9/11 Commission fails to connect terror dots
The 9/11 Commission’s conclusion that “We have no credible evidence that Iraq and Al Qaeda cooperated on attacks against the United States” does not augur well for the rest of the panel’s inquiry.
If the members of the commission could not connect dots that are all too obvious – or recognize their staff’s inability to do so – it seems likely that their work will fall short in other important areas as well.
The commission has allowed itself to be used as a political instrument by critics of President Bush and his liberation of Iraq. This is the ineluctable result of the shortcomings of its staff report, so brilliantly illuminated by Andrew McCarthy in an essay published today by National Review Online.
The staff’s statement concerning Iraq and Al Qaeda is internally inconsistent; it ignores key facts; it selectively addresses others; and it effectively condemns as incredible the considerable amount of evidence that suggests Saddam Hussein and Usama bin Laden did indeed have a collaborative relationship – as President Bush and Vice President Cheney have insisted.
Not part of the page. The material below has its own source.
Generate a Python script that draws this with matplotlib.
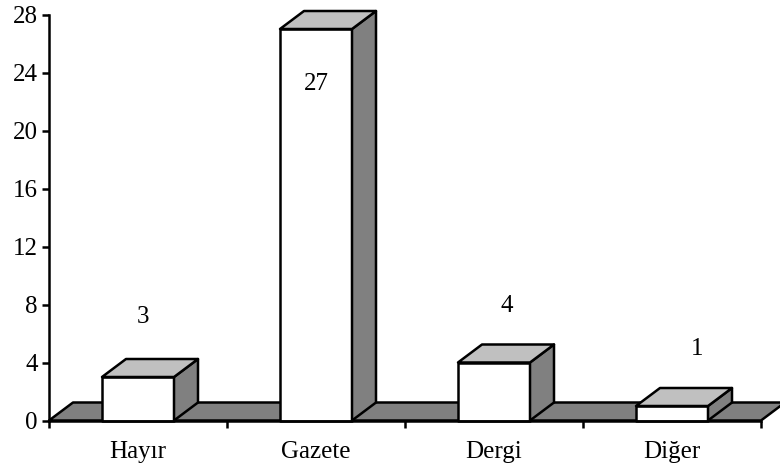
import matplotlib
matplotlib.use('Agg')
import matplotlib.pyplot as plt

categories = ["Hayır", "Gazete", "Dergi", "Diğer"]
values = [3, 27, 4, 1]
y_ticks = [0, 4, 8, 12, 16, 20, 24, 28]

# label offsets from the bar top centre, in pixels
label_dx = [5, 0, 13, 25]
label_dy = [60, -55, 57, 57]

W, H = 780, 468
LEFT, RIGHT, TOP, BOTTOM = 49, 761, 14.5, 420.5
bar_w = 72 / 178
depth_x = 24 / 178
depth_y = 18 / 14.5
lw = 1.8
font_size = 18

plt.rcParams['font.family'] = ['Liberation Serif']
fig = plt.figure(figsize=(W / 100, H / 100), dpi=100)
ax = fig.add_axes([LEFT / W, 1 - BOTTOM / H, (RIGHT - LEFT) / W, (BOTTOM - TOP) / H])


def face(xs, ys, color, z):
    ax.fill(xs, ys, facecolor=color, edgecolor='black', linewidth=lw,
            joinstyle='round', clip_on=False, zorder=z)


# floor
n = len(categories)
face([0, n, n + depth_x, depth_x], [0, 0, depth_y, depth_y], '#808080', 1)

# bars
for i, v in enumerate(values):
    x0 = i + (1 - bar_w) / 2
    x1 = x0 + bar_w
    face([x0, x1, x1, x0], [0, 0, v, v], 'white', 3)
    face([x1, x1 + depth_x, x1 + depth_x, x1], [0, depth_y, v + depth_y, v], '#808080', 3)
    face([x0, x1, x1 + depth_x, x0 + depth_x], [v, v, v + depth_y, v + depth_y], '#C0C0C0', 3)
    ax.annotate(str(v), (i + 0.5, v), xytext=(label_dx[i] * 0.72, label_dy[i] * 0.72),
                textcoords='offset points', ha='center', va='center', fontsize=font_size, zorder=5)

ax.set_xlim(0, n)
ax.set_ylim(0, 28)
ax.set_yticks(y_ticks)
ax.set_xticks(range(n + 1))
ax.set_xticklabels([])
ax.set_xticks([i + 0.5 for i in range(n)], labels=categories, minor=True)
ax.tick_params(axis='x', which='minor', length=0, labelsize=font_size, pad=15)
ax.tick_params(axis='x', which='major', length=5, width=lw)
ax.tick_params(axis='y', length=5, width=lw, labelsize=font_size, pad=3)
ax.spines['top'].set_visible(False)
ax.spines['right'].set_visible(False)
ax.spines['left'].set_linewidth(lw)
ax.spines['bottom'].set_linewidth(lw)
ax.spines['left'].set_zorder(6)
ax.spines['bottom'].set_zorder(6)
ax.patch.set_visible(False)

plt.savefig('out.png', dpi=100)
Particularly egregious is the supposedly conclusive finding that Mohammed Atta could not have been in Prague for his final meeting with an Iraqi intelligence officer simply because calls were made in Florida on Atta’s cell phone during the time period the meeting was to have occurred. Czech intelligence contends Atta was in Prague and attended the meeting, and Mr. McCarthy observes that it would be entirely possible (to say nothing of prudent tradecraft) to have someone – perhaps his co-conspiring roommate – use the phone at a time when Atta could not, because he was overseas where the phone would not work.
This sort of proof-by-assertion is all too familiar to those who used to confront the unwillingness of some in the U.S. intelligence community to recognize that the Soviet Union was a state sponsor of terror and a serial violator of arms control agreements. Perhaps, as the communists used to say, the similarity is “no accident.”
As it happens, the staff member who reported to 9/11 Commission members yesterday that there was no “collaborative relationship” between Iraq and Al Qaeda was none other than Douglas MacEachin – a man who once held senior positions at the CIA, including posts with the Office of Soviet Analysis from 1984-1989, the Arms Control Intelligence Staff for the next few years, and the job of Deputy Director for Intelligence from 1992 until 1995.
In these capacities, MacEachin appeared to colleagues to get things wrong with some regularity. For example, he was reflexively averse to conclusions that the Soviets were responsible for supporting terrorism. He reportedly rejected as “absurd” analyses that suggested Moscow was illegally developing bioweapons. And, as DDI, he forced CIA analysts to tailor their assessments to please Clinton administration policy-makers.
In short, in the old days, MacEachin refused to believe the Soviets were a threat. Now, he offers support to those who insist that Iraq was no threat. There may be a role for a "see-no-evil" sort of guy, but it should not be at the Central Intelligence Agency — and certainly not at a commission whose charter is to connect the dots, no matter where they lead.
Even as the press had a feeding-frenzy over MacEachin’s statement absolving Saddam of ties to Al Qaeda, fresh evidence of malevolent intentions toward the United States that would have made anti-American collaboration between Saddam and Al Qaeda only natural was supplied by an unlikely source: another old intelligence hand, Russian President Vladimir Putin.
According to Putin, his intelligence agencies shared sensitive information with the Bush administration after the Sept. 11 attacks and before the United States went to war with Iraq in March of 2003. According to Putin’s intelligence, Saddam Hussein’s regime was crafting plans to execute terror attacks against America, both inside and outside of this country. Thus far, Putin has not elaborated on whether Al Qaeda was also involved with these particular plans. At the very least, however, this information confirms the Bush team’s contention that Saddam dealt deeply in terror and its judgment that to leave Saddam in power would be to invite murderous attacks in the future.
One wonders whether the 9/11 Commission was exposed to the Putin intelligence before it effectively dismissed the possibility that Saddam Hussein had a hand in the 2001 attacks. For that matter, did they review the information contained in three highly informative books providing “credible evidence” — of at least a circumstantial nature — that Saddam had already acted on his desire to strike this country?
Dr. Laurie Mylroie’s The War Against America: Saddam Hussein and the World Trade Center Attacks – A Study of Revenge, which concerns the first effort to destroy the Twin Towers in 1993; Jayna Davis’ The Third Terrorist: The Middle East Connection to the Oklahoma City Bombing, which concerns the 1995 destruction of the Murrah Building; and Stephen Hayes’ The Connection: How al Qaeda’s Collaboration with Saddam Hussein has Endangered America, all persuasively support a very different conclusion than that advanced yesterday by Douglas MacEachin.
It is high time that their conclusions, together with arguments like those presented so cogently by Andrew McCarthy, are given at least a fraction of the media attention — and credibility — afforded a statement that so manifestly fails to connect the dots.
Frank J. Gaffney, Jr. is president of the Center for Security Policy in Washington.